What about the case when OTA is technically completed (no disruption in connectivity) but device is in unusable state, like not responding to commands? Ideally each device should have a customizable health check which it should pass within N seconds after OTA. Is this supported by firmware?
Maybe "rollback" isn't the correct term. When an OTA update fails the new firmware will never get activated.
The process is
the new firmware gets downloaded into a dedicated OTA flash area
the downloaded firmware binary gets checked for integrity
the bootloader tries to transfer the new firmware from OTA flash area to execution space
If any of the above fails the original firmware will stay untouched.
But on Core, Electron and mesh devices there is a factory image section where you can deposit a fallback firmware which can be copied over to the execution section via factory reset.
what reasons would you be thinking of?
How would you define "customizable"?
What would you tell the health check what to check for?
If it's customizable it could also be customized badly which wouldn't help either.
On the other hand when you are paying attention to customizing it thoroughly you may also be able to run your own health check entirely in your firmware and when detecting issues put the device in Safe Mode.
This would have the additional benefit that this would be independent of OTA updates but could be done at any time when your device misbehaves.
A bug, programmer error.
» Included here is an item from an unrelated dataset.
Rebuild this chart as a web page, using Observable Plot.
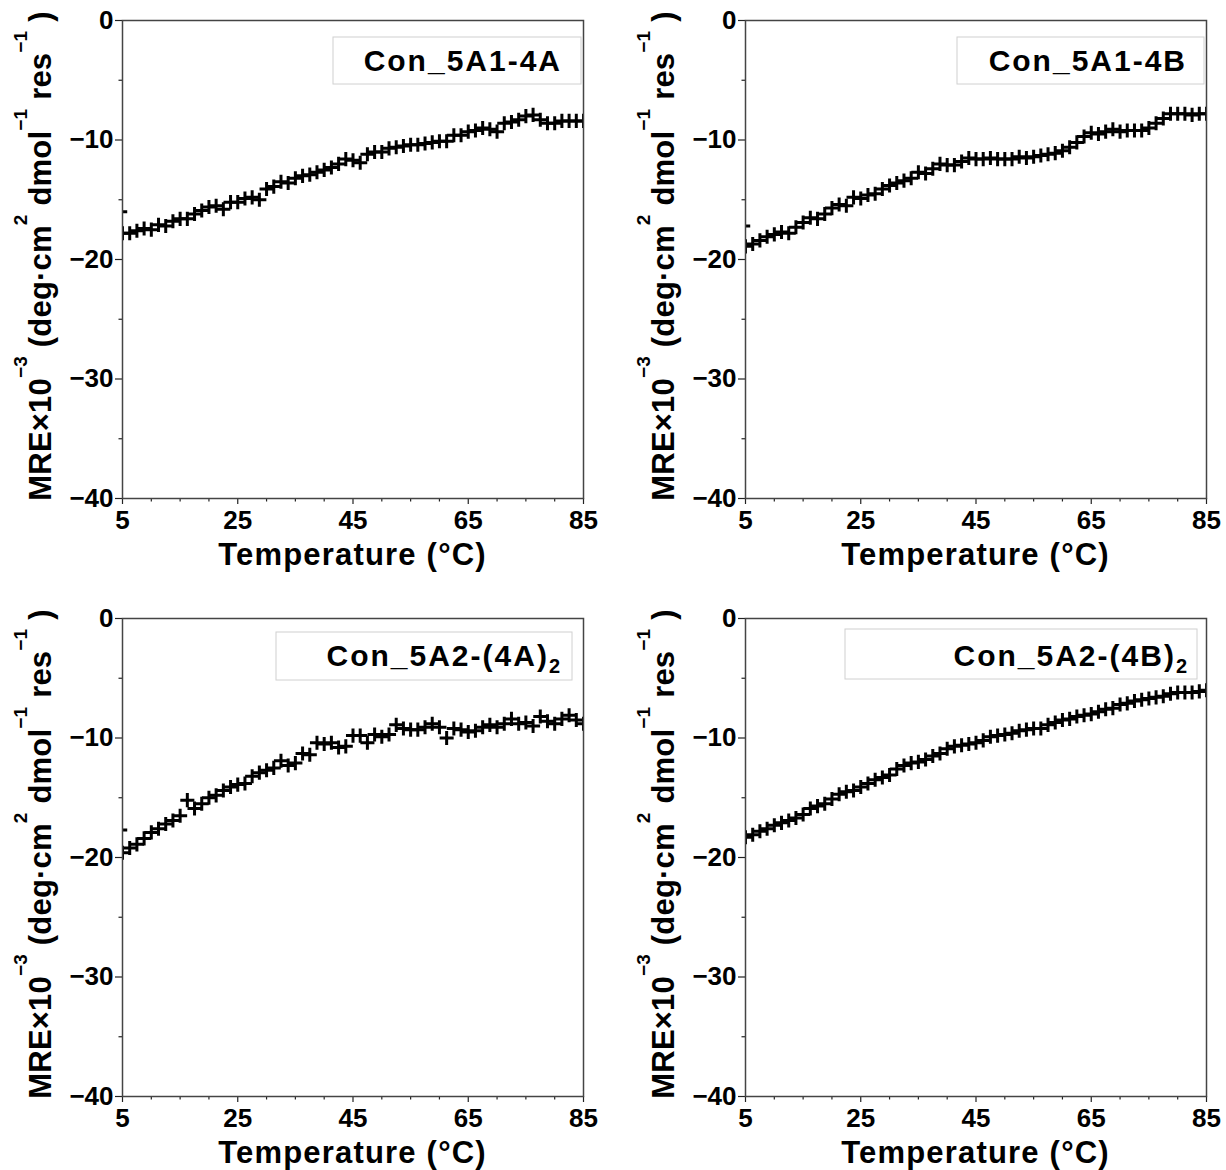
<!DOCTYPE html>
<html><head><meta charset="utf-8">
<script src="https://cdn.jsdelivr.net/npm/d3@7"></script>
<script src="https://cdn.jsdelivr.net/npm/@observablehq/plot@0.6"></script>
<style>
html,body{margin:0;padding:0;background:#fff;overflow:hidden;}
#wrap{position:relative;width:1226px;height:1170px;overflow:hidden;background:#fff;}
#wrap svg{position:absolute;}
</style></head><body><div id="wrap"></div>
<script>
// ---------- data ----------
const temps = [5, 6.25, 7.5, 8.75, 10, 11.25, 12.5, 13.75, 15, 16.25, 17.5, 18.75, 20, 21.25, 22.5, 23.75,
  25, 26.25, 27.5, 28.75, 30, 31.25, 32.5, 33.75, 35, 36.25, 37.5, 38.75, 40, 41.25, 42.5, 43.75,
  45, 46.25, 47.5, 48.75, 50, 51.25, 52.5, 53.75, 55, 56.25, 57.5, 58.75, 60, 61.25, 62.5, 63.75,
  65, 66.25, 67.5, 68.75, 70, 71.25, 72.5, 73.75, 75, 76.25, 77.5, 78.75, 80, 81.25, 82.5, 83.75, 85];

const mre5A1_4A = [-17.8, -17.8, -17.6, -17.4, -17.5, -17.1, -17.2, -16.8, -16.6, -16.6, -16.2, -15.9, -15.6, -15.5, -15.8, -15.2,
  -15.2, -14.9, -14.8, -15.0, -14.1, -13.9, -13.5, -13.6, -13.2, -13.0, -12.9, -12.7, -12.5, -12.3, -12.0, -11.6,
  -11.7, -11.9, -11.2, -11.0, -11.0, -10.7, -10.6, -10.5, -10.4, -10.4, -10.3, -10.2, -10.1, -10.1, -9.6, -9.6,
  -9.3, -9.2, -9.0, -9.1, -9.3, -8.6, -8.5, -8.3, -8.0, -7.9, -8.3, -8.6, -8.6, -8.4, -8.4, -8.4, -8.4];

const mre5A1_4B = [-18.9, -18.7, -18.4, -18.1, -17.9, -17.7, -17.8, -17.3, -16.9, -16.5, -16.6, -16.2, -15.7, -15.4, -15.5, -14.8,
  -14.9, -14.6, -14.5, -14.1, -13.8, -13.6, -13.4, -13.2, -12.7, -12.8, -12.4, -12.0, -12.1, -12.1, -11.8, -11.5,
  -11.6, -11.6, -11.5, -11.6, -11.6, -11.6, -11.4, -11.5, -11.4, -11.3, -11.2, -11.1, -10.9, -10.6, -10.2, -9.7,
  -9.4, -9.5, -9.3, -9.1, -9.3, -9.2, -9.2, -9.2, -9.0, -8.6, -8.2, -7.8, -7.8, -7.8, -7.9, -7.8, -7.8];

const mre5A2_4A2 = [-19.6, -19.2, -18.9, -18.4, -17.9, -17.6, -17.2, -16.9, -16.5, -15.2, -15.9, -15.5, -15.0, -14.8, -14.4, -14.1,
  -13.9, -13.8, -13.2, -12.9, -12.7, -12.5, -11.9, -12.3, -12.1, -11.3, -11.4, -10.4, -10.5, -10.4, -10.8, -10.7,
  -9.8, -9.8, -10.4, -9.7, -9.9, -9.7, -8.9, -9.2, -9.3, -9.3, -9.1, -8.8, -9.1, -10.0, -9.2, -9.3,
  -9.5, -9.4, -9.1, -8.9, -9.1, -8.8, -8.4, -8.8, -8.7, -9.0, -8.2, -8.6, -8.8, -8.4, -8.1, -8.5, -8.8];

const mre5A2_4B2 = [-18.3, -18.1, -17.8, -17.6, -17.3, -17.1, -16.9, -16.7, -16.4, -15.9, -15.7, -15.5, -15.1, -14.7, -14.5, -14.4,
  -14.1, -13.8, -13.5, -13.3, -13.1, -12.6, -12.3, -12.1, -12.0, -11.8, -11.5, -11.3, -10.9, -10.7, -10.6, -10.5,
  -10.4, -10.2, -9.9, -9.8, -9.7, -9.6, -9.4, -9.3, -9.2, -9.2, -8.9, -8.7, -8.5, -8.4, -8.2, -8.1,
  -8.0, -7.8, -7.6, -7.5, -7.2, -7.1, -6.9, -6.8, -6.7, -6.6, -6.5, -6.3, -6.2, -6.2, -6.2, -6.1, -6.0];

const panelNames = ["Con_5A1-4A", "Con_5A1-4B", "Con_5A2-(4A)", "Con_5A2-(4B)"];
const panelSubs = ["", "", "2", "2"];
const firstTemp = 4.6;
const firstMRE = [-16.0, -17.2, -17.7, null];

const xMajor = [5, 25, 45, 65, 85];
const xMinor = [10, 15, 20, 30, 35, 40, 50, 55, 60, 70, 75, 80];
const yMajor = [0, -10, -20, -30, -40];
const yMinor = [-5, -15, -25, -35];
const xTitle = "Temperature (°C)";
const yTitleParts = [["MRE×10", 0], ["−3", 1], [" (deg·cm", 0], ["2", 1], [" dmol", 0], ["−1", 1], [" res", 0], ["−1", 1], [" )", 0]];

const seriesList = [mre5A1_4A, mre5A1_4B, mre5A2_4A2, mre5A2_4B2];

// ---------- layout ----------
const FONT = '"Liberation Sans", Arial, Helvetica, sans-serif';
const layouts = [
  {left: 0, top: 0, width: 613, box: [333, 37, 248, 47], textEnd: 562, base: 71},
  {left: 623, top: 0, width: 603, box: [334, 37, 247, 47], textEnd: 564, base: 71},
  {left: 0, top: 598, width: 613, box: [276, 34, 296, 48], textEnd: 562, base: 68},
  {left: 623, top: 598, width: 603, box: [222, 31, 352, 50], textEnd: 566, base: 68}
];

const wrap = document.getElementById("wrap");
const MARKER_R = 4.6;
const MARKER_W = 3;

seriesList.forEach((series, p) => {
  const L = layouts[p];
  const data = temps.map((t, i) => ({t, v: series[i]}));
  const marks = [
    Plot.axisX({ticks: xMinor, tickSize: 3.5, tickFormat: () => "", label: null, stroke: "#222", strokeWidth: 1.2}),
    Plot.axisX({ticks: xMajor, tickSize: 6, tickPadding: 6, fontSize: 26, label: null, stroke: "#222", strokeWidth: 1.2, fill: "#000"}),
    Plot.axisY({ticks: yMinor, tickSize: 3.5, tickFormat: () => "", label: null, stroke: "#222", strokeWidth: 1.2}),
    Plot.axisY({ticks: yMajor, tickSize: 7, tickPadding: 2, fontSize: 26, label: null, stroke: "#222", strokeWidth: 1.2, fill: "#000"}),
    Plot.dot(data, {x: "t", y: "v", symbol: "plus", r: MARKER_R, stroke: "#000", strokeWidth: MARKER_W, clip: true})
  ];
  if (firstMRE[p] != null) {
    marks.push(Plot.dot([{t: firstTemp, v: firstMRE[p]}], {x: "t", y: "v", symbol: "plus", r: MARKER_R, stroke: "#000", strokeWidth: MARKER_W, clip: true}));
  }
  marks.push(Plot.frame({stroke: "#444", strokeWidth: 1.5}));

  const chart = Plot.plot({
    width: L.width, height: 590,
    marginLeft: 122, marginRight: L.width - 122 - 461, marginTop: 20, marginBottom: 92,
    x: {domain: [5, 85]},
    y: {domain: [-40, 0]},
    style: {fontFamily: FONT, fontWeight: "bold", background: "transparent", overflow: "visible", color: "#000"},
    marks
  });
  chart.style.left = L.left + "px";
  chart.style.top = L.top + "px";
  wrap.appendChild(chart);

  const svg = d3.select(chart);
  // legend box
  svg.append("rect")
    .attr("x", L.box[0]).attr("y", L.box[1]).attr("width", L.box[2]).attr("height", L.box[3])
    .attr("fill", "#fff").attr("stroke", "#d0d0d0").attr("stroke-width", 1);
  const lt = svg.append("text")
    .attr("x", L.textEnd).attr("y", L.base)
    .attr("text-anchor", "end")
    .attr("letter-spacing", 2)
    .attr("font-family", FONT).attr("font-weight", "bold").attr("font-size", 30).attr("fill", "#000");
  lt.append("tspan").text(panelNames[p]);
  if (panelSubs[p]) lt.append("tspan").attr("font-size", 20).attr("dy", 7).text(panelSubs[p]);

  // x title
  svg.append("text")
    .attr("x", 122 + 230.5).attr("y", 565)
    .attr("text-anchor", "middle")
    .attr("letter-spacing", 1.2)
    .attr("font-family", FONT).attr("font-weight", "bold").attr("font-size", 31).attr("fill", "#000")
    .text(xTitle);

  // y title
  const yt = svg.append("text")
    .attr("transform", "translate(51,256) rotate(-90)")
    .attr("text-anchor", "middle")
    .attr("letter-spacing", 0.2)
    .attr("font-family", FONT).attr("font-weight", "bold").attr("font-size", 31).attr("fill", "#000");
  let off = 0;
  yTitleParts.forEach(([s, sup]) => {
    const target = sup ? -24 : 0;
    yt.append("tspan").attr("dy", target - off).attr("font-size", sup ? 19 : 31).text(s);
    off = target;
  });
});
</script>
</body></html>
Some kind of deadlock or state migration or any other bug that programmers can make.
Written in code by a programmer of the device.
That is specific to the use case. Maybe try to communicate with the cloud and initiate a sequence of two-way pings. If it's mechanical, maybe try to do something and measure a reaction. Again, depends on the device and what programmer considers to be a "healthy" state of this device.
Of course, and that's why this needs to be integrated into DeviceOS directly. Something like a dead man's switch that will activate if it doesn't get a confirmation from both its own health check (cloud handshake) and programmer's custom health check.
Yes, but if my health check hangs for any reason, something else needs to put the device into Safe Mode.
I see where you're coming from and the wish for some insurance policy is a fair one.
However, these two statements of yours illustrate the problem well
vs.
That is a contradiction in itself, isn't it?
Who wouldn't like to eat the cake but still have it.
The individual use case may - by design - not want a cloud handshake and/or the custom health check may be flawed. Hence what would the device OS be acting on?
Yup, something else always helps, but the problem is what that would be.
The difficult thing is not to see what would be nice to have but how to achieve it.
"Something" is a dangerous word. It's used so quickly and easily but doesn't really provide any useful information and may even suggest the availability of a solution to an unsolvable problem.
I don't quite see why it would be a contradiction. DeviceOS might be able to invoke user-written functions and at the same time (in different thread?) do its own health checks and proceed if user-written callback didn't respond successfully within a timeout period.
If we look at it from the layered perspective, then DeviceOS is expected to be super-stable and survive and recover independent of what user code is running on top of it. Compare it with Linux/Windows: if you use documented APIs then you won't be able to crash it (please don't pick on my words here, I'm just using it as an example).
Another comparison: Kubernetes. If you try deploying a bad service that doesn't complete a health check in time then Kubernetes will roll it back. It can also be based on user-specified metrics (error rate, exceptions, etc).
With Particle, I don't think there's much choice. What else other than DeviceOS is available on the device?